Clear Leadership, a book on working collaboratively, has been translated into 6 languages and licensed instructors teach the Clear Leadership course in organizations around the world, including all the health authorities in BC. Currently he is helping to design a leadership curriculum for physician residency programs in Canada and elsewhere.
His research and writing on Dialogic Organization Development (Dialogic OD) is regarded as the next step in the evolution of organizational change theory.
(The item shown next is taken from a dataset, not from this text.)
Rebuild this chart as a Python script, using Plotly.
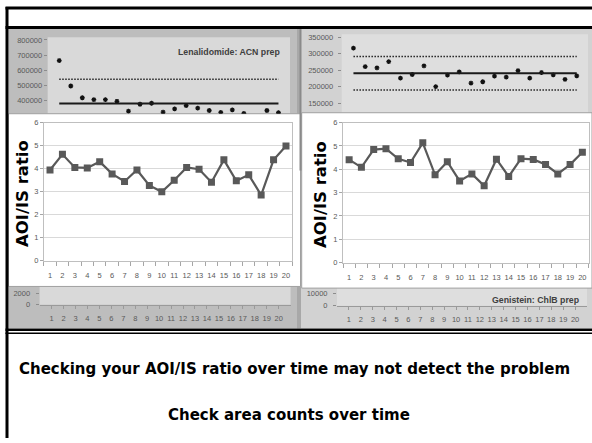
import plotly.graph_objects as go

W, H = 592, 443

# ---------------- data ----------------
RUNS = list(range(1, 21))

LEN_AREA = [663600, 494800, 417000, 404000, 404000, 393500, 328600, 374000, 380500, 322000,
            343500, 365000, 348000, 332500, 319500, 337000, 313000, 280000, 332500, 317500]
LEN_MEAN = 379000
LEN_UPPER = 540000

GEN_AREA = [317000, 261000, 257000, 276000, 226000, 237000, 263000, 200000, 235000, 245000,
            211000, 215000, 232000, 229000, 249000, 226000, 243000, 236000, 222000, 233000]
GEN_MEAN = 241000
GEN_UPPER = 291500
GEN_LOWER = 190000

LEN_RATIO = [3.94, 4.62, 4.05, 4.03, 4.30, 3.77, 3.44, 3.94, 3.27, 2.99,
             3.49, 4.05, 3.97, 3.41, 4.38, 3.47, 3.73, 2.85, 4.38, 4.98]
GEN_RATIO = [4.41, 4.08, 4.84, 4.88, 4.45, 4.29, 5.13, 3.76, 4.32, 3.50,
             3.80, 3.29, 4.43, 3.69, 4.45, 4.42, 4.20, 3.80, 4.20, 4.73]

LEN_TITLE = "Lenalidomide: ACN prep"
GEN_TITLE = "Genistein: ChlB prep"
Y_TITLE = "AOI/IS ratio"
LINE1 = "Checking your AOI/IS ratio over time may not detect the problem"
LINE2 = "Check area counts over time"


# ---------------- helpers ----------------
def px(x):
    return x / W


def py(y):
    return 1 - y / H


def dom_x(a, b):
    return [px(a), px(b)]


def dom_y(top, bottom):
    return [py(bottom), py(top)]


def rect(x0, y0, x1, y1, color, line=None):
    d = dict(type="rect", xref="paper", yref="paper",
             x0=px(x0), x1=px(x1), y0=py(y1), y1=py(y0),
             fillcolor=color, layer="below", line=dict(width=0))
    if line:
        d["line"] = dict(width=1, color=line)
    return d


def hline(x0, x1, y, w, color="black"):
    return dict(type="line", xref="paper", yref="paper", x0=px(x0), x1=px(x1),
                y0=py(y), y1=py(y), line=dict(color=color, width=w), layer="above")


def vline(x, y0, y1, w, color="black"):
    return dict(type="line", xref="paper", yref="paper", x0=px(x), x1=px(x),
                y0=py(y0), y1=py(y1), line=dict(color=color, width=w), layer="above")


TICKFONT = dict(family="Liberation Sans", size=7.5, color="#595959")
AREA_MARKER = dict(symbol="asterisk-open", size=4, color="#111",
                   line=dict(width=1.3, color="#111"))
DOT_LINE = dict(color="#222", width=1.5, dash="1.5px,1.5px")

fig = go.Figure()

# top-left area chart (Lenalidomide)
fig.add_trace(go.Scatter(x=RUNS, y=LEN_AREA, mode="markers", xaxis="x", yaxis="y",
                         marker=AREA_MARKER))
fig.add_trace(go.Scatter(x=[RUNS[0], RUNS[-1]], y=[LEN_MEAN, LEN_MEAN], mode="lines",
                         xaxis="x", yaxis="y", line=dict(color="#1a1a1a", width=2)))
fig.add_trace(go.Scatter(x=[RUNS[0], RUNS[-1]], y=[LEN_UPPER, LEN_UPPER], mode="lines",
                         xaxis="x", yaxis="y", line=DOT_LINE))

# top-right area chart (Genistein)
fig.add_trace(go.Scatter(x=RUNS, y=GEN_AREA, mode="markers", xaxis="x2", yaxis="y2",
                         marker=AREA_MARKER))
fig.add_trace(go.Scatter(x=[RUNS[0], RUNS[-1]], y=[GEN_MEAN, GEN_MEAN], mode="lines",
                         xaxis="x2", yaxis="y2", line=dict(color="#1a1a1a", width=2)))
for v in (GEN_UPPER, GEN_LOWER):
    fig.add_trace(go.Scatter(x=[RUNS[0], RUNS[-1]], y=[v, v], mode="lines",
                             xaxis="x2", yaxis="y2", line=DOT_LINE))

# ratio charts
fig.add_trace(go.Scatter(x=RUNS, y=LEN_RATIO, mode="lines+markers", xaxis="x3", yaxis="y3",
                         line=dict(color="#595959", width=2.2),
                         marker=dict(symbol="square", size=7, color="#595959")))
fig.add_trace(go.Scatter(x=RUNS, y=GEN_RATIO, mode="lines+markers", xaxis="x4", yaxis="y4",
                         line=dict(color="#595959", width=2.2),
                         marker=dict(symbol="square", size=7, color="#595959")))

# bottom strips (no visible data)
fig.add_trace(go.Scatter(x=[], y=[], xaxis="x5", yaxis="y5"))
fig.add_trace(go.Scatter(x=[], y=[], xaxis="x6", yaxis="y6"))

hidden_x = dict(visible=False, range=[0, 21])

ratio_y = dict(range=[0, 6], dtick=1, showgrid=True, gridcolor="#d9d9d9", gridwidth=1,
               zeroline=False, showline=True, linecolor="#bfbfbf", mirror=True,
               ticks="outside", ticklen=3, tickcolor="#a6a6a6", tickfont=TICKFONT)
ratio_x = dict(range=[0.5, 20.5], tickvals=RUNS, showgrid=False, zeroline=False,
               showline=True, linecolor="#bfbfbf", mirror=True,
               ticks="", tickfont=TICKFONT, ticklabelstandoff=7,
               minor=dict(tick0=0.5, dtick=1, ticks="outside", ticklen=4, tickcolor="#a6a6a6"))

area_y = dict(showgrid=False, zeroline=False, ticks="outside", ticklen=3,
              tickcolor="#8c8c8c", tickfont=TICKFONT, tickformat="d", showline=False)

fig.update_layout(
    width=W, height=H, autosize=False,
    margin=dict(l=0, r=0, t=0, b=0),
    paper_bgcolor="white", plot_bgcolor="rgba(0,0,0,0)",
    showlegend=False,
    xaxis=dict(hidden_x, domain=dom_x(47.7, 290), anchor="y"),
    yaxis=dict(area_y, domain=dom_y(36, 112), anchor="x", range=[311039, 804545],
               tick0=0, dtick=100000),
    xaxis2=dict(hidden_x, domain=dom_x(341.7, 588.5), anchor="y2"),
    yaxis2=dict(area_y, domain=dom_y(33, 110.5), anchor="x2", range=[122321, 352976],
                tick0=0, dtick=50000, ticklabelstandoff=3),
    xaxis3=dict(ratio_x, domain=dom_x(43.8, 292.2), anchor="y3"),
    yaxis3=dict(ratio_y, domain=dom_y(121, 262), anchor="x3"),
    xaxis4=dict(ratio_x, domain=dom_x(343, 588.5), anchor="y4"),
    yaxis4=dict(ratio_y, domain=dom_y(121, 264), anchor="x4"),
    xaxis5=dict(domain=dom_x(39.6, 290.6), anchor="y5", range=[0, 21], tickvals=RUNS,
                showgrid=False, zeroline=False, showline=True, linecolor="#9a9a9a",
                ticks="outside", ticklen=3, tickcolor="#9a9a9a", tickfont=TICKFONT,
                ticklabelstandoff=3),
    yaxis5=dict(area_y, domain=dom_y(288.3, 307), anchor="x5", range=[0, 3117],
                tick0=0, dtick=2000, ticklabelstandoff=4),
    xaxis6=dict(domain=dom_x(337, 587), anchor="y6", range=[0, 21], tickvals=RUNS,
                showgrid=False, zeroline=False, showline=True, linecolor="#9a9a9a",
                ticks="outside", ticklen=3, tickcolor="#9a9a9a", tickfont=TICKFONT,
                ticklabelstandoff=3),
    yaxis6=dict(area_y, domain=dom_y(290, 308), anchor="x6", range=[0, 13846],
                tick0=0, dtick=10000, ticklabelstandoff=4),
)

shapes = [
    # background chart panels
    rect(8.5, 25.5, 300, 331, "#bdbdbd"),
    rect(301, 25.5, 592, 331, "#d2d2d2"),
    rect(297, 25.5, 301, 331, "#a8a8a8"),
    rect(47.7, 34, 290, 112, "#d9d9d9"),
    rect(341.7, 31, 588, 111, "#dedede"),
    rect(39.6, 288, 290.6, 307, "#d9d9d9"),
    rect(337, 290, 587, 308, "#dedede"),
    # white ratio chart boxes
    rect(8.5, 112, 300.5, 288.3, "white", line="#a0a0a0"),
    rect(301.7, 111, 592, 290, "white", line="#a0a0a0"),
    # borders
    vline(7, 3, 443, 3),
    hline(5.5, 592, 4, 3),
    hline(5.5, 592, 24, 3),
    hline(5.5, 592, 332.5, 2.5),
    hline(5.5, 592, 336, 1.5),
    vline(300.5, 25.5, 170, 2, "#8a8a8a"),
]
fig.update_layout(shapes=shapes)

ann = [
    dict(text=LEN_TITLE, x=px(282), y=py(49.3), xanchor="right", yanchor="middle",
         font=dict(family="Liberation Sans", size=8.75, color="#404040", weight="bold")),
    dict(text=GEN_TITLE, x=px(581), y=py(302), xanchor="right", yanchor="middle",
         font=dict(family="Liberation Sans", size=8.75, color="#404040", weight="bold")),
    dict(text=Y_TITLE, x=px(22), y=py(194), textangle=-90, xanchor="center", yanchor="middle",
         font=dict(family="DejaVu Sans", size=16.5, color="black", weight="bold")),
    dict(text=Y_TITLE, x=px(320.5), y=py(194.5), textangle=-90, xanchor="center",
         yanchor="middle",
         font=dict(family="DejaVu Sans", size=16.5, color="black", weight="bold")),
    dict(text=LINE1, x=px(294), y=py(373), xanchor="center", yanchor="middle",
         font=dict(family="DejaVu Sans", size=15, color="black", weight="bold")),
    dict(text=LINE2, x=px(289), y=py(420), xanchor="center", yanchor="middle",
         font=dict(family="DejaVu Sans", size=15, color="black", weight="bold")),
]
for a in ann:
    a.update(xref="paper", yref="paper", showarrow=False)
fig.update_layout(annotations=ann)

fig.write_html("out.html", config={"displayModeBar": False},
               post_script="document.body.style.margin='0';document.body.style.overflow='hidden';")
It explains the underlying processes that make it possible for leaders, managers and consultants to engage employees and other stakeholders in effectively responding to complex issues.
In 2015 he chaired the first ever International Conference on Dialogic OD. The conference brought together authors of some individual chapters in Bushe’s latest book, Dialogic Organization Development: The Theory and Practice of Transformational Change to engage in a dynamic interactive discussion with 140 attendees at SFU’s Wosk Center for Dialogue.
His newest research, with Beedie professors Chris Zatzick and Brent Lyons, is studying how companies can employ the intellectually and developmentally disabled in ways that provide competitive advantages to businesses.
The HR Most Influential list is compiled by HR Magazine’s editorial team in conjunction with expert panels of HR headhunters, academics, former HR directors, and readers of HR Magazine.